▶ _Information shown_:
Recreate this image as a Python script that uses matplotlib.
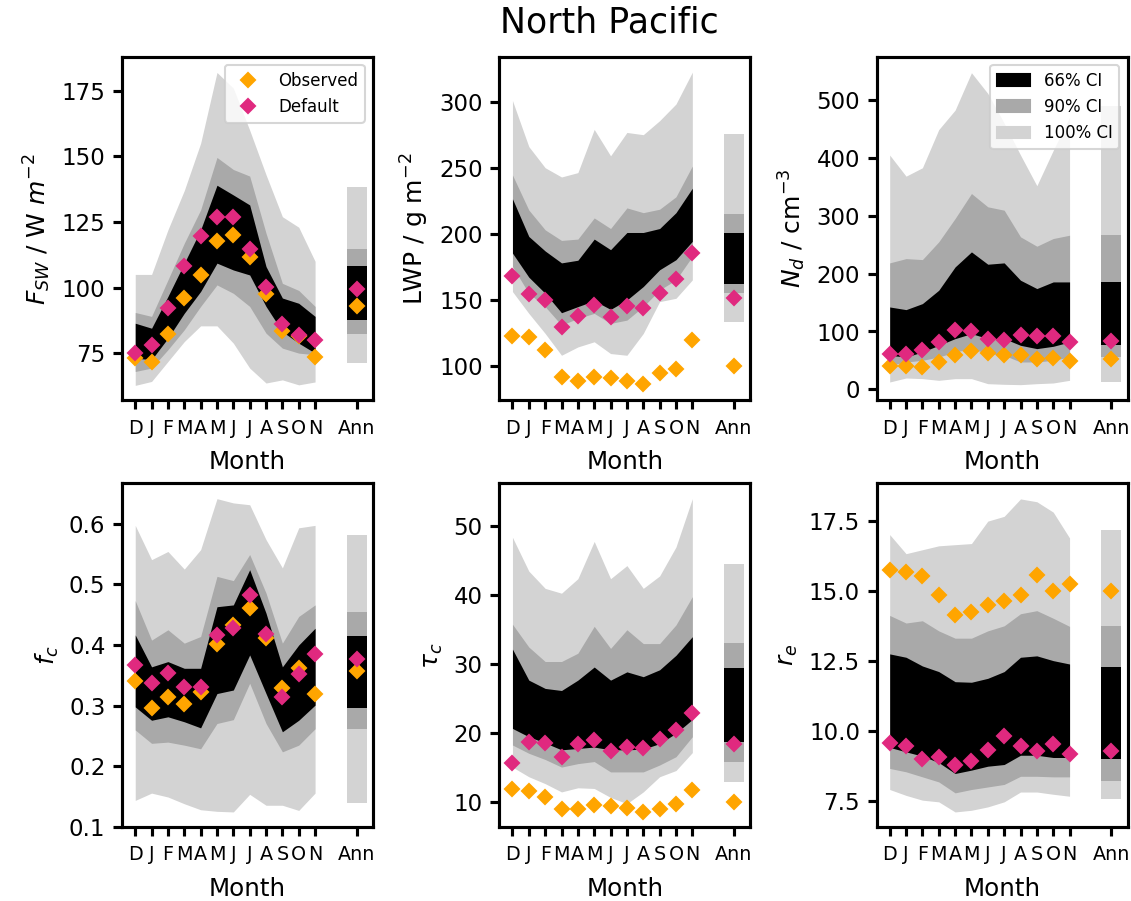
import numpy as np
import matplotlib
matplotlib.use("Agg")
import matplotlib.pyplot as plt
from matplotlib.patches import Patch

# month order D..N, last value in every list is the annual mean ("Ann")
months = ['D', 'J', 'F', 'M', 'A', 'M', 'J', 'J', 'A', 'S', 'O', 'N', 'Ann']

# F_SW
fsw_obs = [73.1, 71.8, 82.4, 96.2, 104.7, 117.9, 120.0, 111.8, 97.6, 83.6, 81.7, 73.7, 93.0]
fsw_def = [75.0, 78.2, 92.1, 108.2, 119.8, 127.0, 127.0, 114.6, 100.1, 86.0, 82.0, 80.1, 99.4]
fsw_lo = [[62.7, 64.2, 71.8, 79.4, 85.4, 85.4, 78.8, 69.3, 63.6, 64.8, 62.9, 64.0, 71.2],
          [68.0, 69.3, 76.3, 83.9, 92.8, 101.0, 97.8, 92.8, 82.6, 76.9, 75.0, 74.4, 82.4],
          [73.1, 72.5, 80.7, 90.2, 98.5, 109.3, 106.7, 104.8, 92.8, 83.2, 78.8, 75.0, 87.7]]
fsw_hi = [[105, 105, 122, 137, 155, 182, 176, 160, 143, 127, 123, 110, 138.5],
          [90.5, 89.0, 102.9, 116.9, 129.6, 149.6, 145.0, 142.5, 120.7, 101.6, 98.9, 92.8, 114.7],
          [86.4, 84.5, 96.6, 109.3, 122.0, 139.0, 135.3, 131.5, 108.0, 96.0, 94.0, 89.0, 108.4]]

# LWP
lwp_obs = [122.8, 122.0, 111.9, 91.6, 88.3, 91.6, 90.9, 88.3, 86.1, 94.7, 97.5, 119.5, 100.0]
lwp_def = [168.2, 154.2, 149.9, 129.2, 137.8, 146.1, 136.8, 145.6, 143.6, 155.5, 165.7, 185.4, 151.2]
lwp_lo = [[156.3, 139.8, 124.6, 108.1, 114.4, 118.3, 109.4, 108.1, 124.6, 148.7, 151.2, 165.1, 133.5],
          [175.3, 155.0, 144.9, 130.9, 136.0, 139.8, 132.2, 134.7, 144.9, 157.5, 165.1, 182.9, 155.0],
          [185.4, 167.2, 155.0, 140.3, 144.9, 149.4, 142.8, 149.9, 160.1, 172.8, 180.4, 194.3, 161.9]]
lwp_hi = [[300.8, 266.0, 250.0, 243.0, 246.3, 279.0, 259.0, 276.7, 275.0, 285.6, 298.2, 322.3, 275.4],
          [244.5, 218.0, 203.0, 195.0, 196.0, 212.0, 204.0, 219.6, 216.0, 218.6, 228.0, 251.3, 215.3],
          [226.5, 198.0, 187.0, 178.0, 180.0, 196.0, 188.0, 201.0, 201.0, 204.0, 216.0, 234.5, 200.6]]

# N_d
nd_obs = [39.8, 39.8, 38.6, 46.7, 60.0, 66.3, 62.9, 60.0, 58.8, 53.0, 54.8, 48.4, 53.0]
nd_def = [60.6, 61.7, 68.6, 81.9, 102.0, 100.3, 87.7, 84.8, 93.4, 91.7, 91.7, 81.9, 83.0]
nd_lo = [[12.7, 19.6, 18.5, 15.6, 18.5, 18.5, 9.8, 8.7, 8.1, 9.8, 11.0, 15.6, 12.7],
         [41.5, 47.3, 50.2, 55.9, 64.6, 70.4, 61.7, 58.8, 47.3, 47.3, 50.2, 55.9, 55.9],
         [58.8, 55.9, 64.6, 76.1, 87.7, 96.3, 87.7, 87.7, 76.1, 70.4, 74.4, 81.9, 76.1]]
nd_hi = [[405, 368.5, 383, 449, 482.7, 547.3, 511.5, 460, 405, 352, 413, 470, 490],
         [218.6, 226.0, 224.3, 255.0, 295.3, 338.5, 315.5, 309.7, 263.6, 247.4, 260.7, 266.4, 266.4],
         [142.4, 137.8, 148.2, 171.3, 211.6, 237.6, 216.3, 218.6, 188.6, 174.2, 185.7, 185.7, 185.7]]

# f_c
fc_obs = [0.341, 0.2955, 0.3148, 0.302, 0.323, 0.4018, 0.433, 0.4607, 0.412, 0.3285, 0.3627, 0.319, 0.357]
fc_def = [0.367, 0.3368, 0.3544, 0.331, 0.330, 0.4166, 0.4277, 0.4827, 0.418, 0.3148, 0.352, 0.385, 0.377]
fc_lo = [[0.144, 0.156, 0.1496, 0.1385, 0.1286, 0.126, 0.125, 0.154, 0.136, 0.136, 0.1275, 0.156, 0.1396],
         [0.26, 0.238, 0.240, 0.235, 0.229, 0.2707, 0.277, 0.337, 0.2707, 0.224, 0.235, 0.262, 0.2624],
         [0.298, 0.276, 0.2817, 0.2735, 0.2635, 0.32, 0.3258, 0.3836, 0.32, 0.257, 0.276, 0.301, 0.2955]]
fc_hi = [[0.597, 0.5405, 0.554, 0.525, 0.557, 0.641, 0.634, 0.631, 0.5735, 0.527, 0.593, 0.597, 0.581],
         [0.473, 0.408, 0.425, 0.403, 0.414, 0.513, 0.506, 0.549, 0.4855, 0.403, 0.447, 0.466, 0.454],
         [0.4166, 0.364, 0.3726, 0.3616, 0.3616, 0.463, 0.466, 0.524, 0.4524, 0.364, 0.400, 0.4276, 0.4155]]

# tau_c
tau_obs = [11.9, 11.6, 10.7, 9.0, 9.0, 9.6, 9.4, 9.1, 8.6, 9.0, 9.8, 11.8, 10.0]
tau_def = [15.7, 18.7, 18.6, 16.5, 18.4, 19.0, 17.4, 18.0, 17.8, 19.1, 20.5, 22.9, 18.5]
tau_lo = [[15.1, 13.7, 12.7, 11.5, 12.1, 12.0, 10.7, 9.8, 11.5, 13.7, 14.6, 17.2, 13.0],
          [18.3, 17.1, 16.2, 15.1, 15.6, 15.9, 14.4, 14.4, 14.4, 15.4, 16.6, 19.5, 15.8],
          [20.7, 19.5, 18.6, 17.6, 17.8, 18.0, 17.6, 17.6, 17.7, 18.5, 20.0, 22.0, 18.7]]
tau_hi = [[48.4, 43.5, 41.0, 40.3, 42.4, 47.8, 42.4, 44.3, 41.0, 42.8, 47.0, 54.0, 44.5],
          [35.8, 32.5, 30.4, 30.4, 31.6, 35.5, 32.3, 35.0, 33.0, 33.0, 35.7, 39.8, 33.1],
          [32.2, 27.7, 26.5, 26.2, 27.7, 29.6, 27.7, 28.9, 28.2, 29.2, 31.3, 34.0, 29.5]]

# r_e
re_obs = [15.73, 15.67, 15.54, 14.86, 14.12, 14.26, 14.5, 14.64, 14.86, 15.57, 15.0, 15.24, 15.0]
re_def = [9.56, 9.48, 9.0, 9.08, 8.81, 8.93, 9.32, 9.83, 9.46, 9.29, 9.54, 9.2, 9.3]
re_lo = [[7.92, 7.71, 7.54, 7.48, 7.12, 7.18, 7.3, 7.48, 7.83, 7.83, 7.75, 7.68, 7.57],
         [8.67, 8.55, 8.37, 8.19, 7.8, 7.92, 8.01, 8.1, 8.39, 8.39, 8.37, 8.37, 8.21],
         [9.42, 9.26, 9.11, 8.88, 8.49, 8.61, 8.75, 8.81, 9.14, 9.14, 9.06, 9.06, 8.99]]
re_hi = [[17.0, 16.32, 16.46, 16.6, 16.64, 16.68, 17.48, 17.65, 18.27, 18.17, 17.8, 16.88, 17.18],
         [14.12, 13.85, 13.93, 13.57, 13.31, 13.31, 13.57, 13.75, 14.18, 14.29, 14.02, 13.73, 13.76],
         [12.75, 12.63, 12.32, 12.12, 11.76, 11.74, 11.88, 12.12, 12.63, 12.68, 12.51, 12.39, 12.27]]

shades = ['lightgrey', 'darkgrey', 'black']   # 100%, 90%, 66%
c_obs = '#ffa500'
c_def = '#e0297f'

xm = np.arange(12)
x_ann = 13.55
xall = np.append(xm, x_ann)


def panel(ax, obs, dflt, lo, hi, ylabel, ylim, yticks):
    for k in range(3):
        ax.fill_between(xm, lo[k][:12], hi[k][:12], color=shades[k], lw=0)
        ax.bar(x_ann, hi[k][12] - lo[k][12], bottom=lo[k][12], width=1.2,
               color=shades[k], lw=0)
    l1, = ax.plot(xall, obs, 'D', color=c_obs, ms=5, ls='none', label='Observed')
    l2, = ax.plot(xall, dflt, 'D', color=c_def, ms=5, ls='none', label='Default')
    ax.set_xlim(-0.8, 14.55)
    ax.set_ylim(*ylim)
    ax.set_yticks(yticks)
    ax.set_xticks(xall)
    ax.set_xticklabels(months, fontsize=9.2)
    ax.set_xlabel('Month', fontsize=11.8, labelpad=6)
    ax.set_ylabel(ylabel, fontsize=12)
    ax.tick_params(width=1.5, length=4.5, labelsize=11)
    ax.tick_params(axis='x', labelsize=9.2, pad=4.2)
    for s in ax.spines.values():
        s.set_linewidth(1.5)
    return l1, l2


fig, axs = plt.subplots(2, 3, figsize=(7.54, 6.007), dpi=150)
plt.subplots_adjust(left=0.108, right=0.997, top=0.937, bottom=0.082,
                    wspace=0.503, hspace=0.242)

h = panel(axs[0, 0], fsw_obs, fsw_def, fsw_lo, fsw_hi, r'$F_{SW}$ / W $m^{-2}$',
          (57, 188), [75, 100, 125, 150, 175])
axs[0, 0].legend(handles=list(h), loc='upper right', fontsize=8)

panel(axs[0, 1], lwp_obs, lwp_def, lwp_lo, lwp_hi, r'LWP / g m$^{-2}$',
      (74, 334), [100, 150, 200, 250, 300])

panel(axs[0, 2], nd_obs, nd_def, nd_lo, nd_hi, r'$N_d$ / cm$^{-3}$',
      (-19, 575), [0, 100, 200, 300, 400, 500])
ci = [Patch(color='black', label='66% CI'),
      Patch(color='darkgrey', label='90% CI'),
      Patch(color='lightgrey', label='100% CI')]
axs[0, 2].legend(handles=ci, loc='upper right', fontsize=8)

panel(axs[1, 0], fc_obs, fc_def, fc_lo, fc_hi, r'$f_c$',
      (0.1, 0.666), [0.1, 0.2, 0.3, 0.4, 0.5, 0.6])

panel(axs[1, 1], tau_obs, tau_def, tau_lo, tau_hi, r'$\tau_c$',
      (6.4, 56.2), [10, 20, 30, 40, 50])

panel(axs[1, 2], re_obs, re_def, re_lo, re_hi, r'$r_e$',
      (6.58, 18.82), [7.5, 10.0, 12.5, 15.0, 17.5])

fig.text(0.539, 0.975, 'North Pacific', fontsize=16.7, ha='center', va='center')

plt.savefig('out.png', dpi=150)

▶ _Exercise instructions_:
From the first line above to the line containing "from matplotlib.patches import Patch", repeat each line exactly. Pictures stay out.

▶ _Output for this task_:
Recreate this image as a Python script that uses matplotlib.
import numpy as np
import matplotlib
matplotlib.use("Agg")
import matplotlib.pyplot as plt
from matplotlib.patches import Patch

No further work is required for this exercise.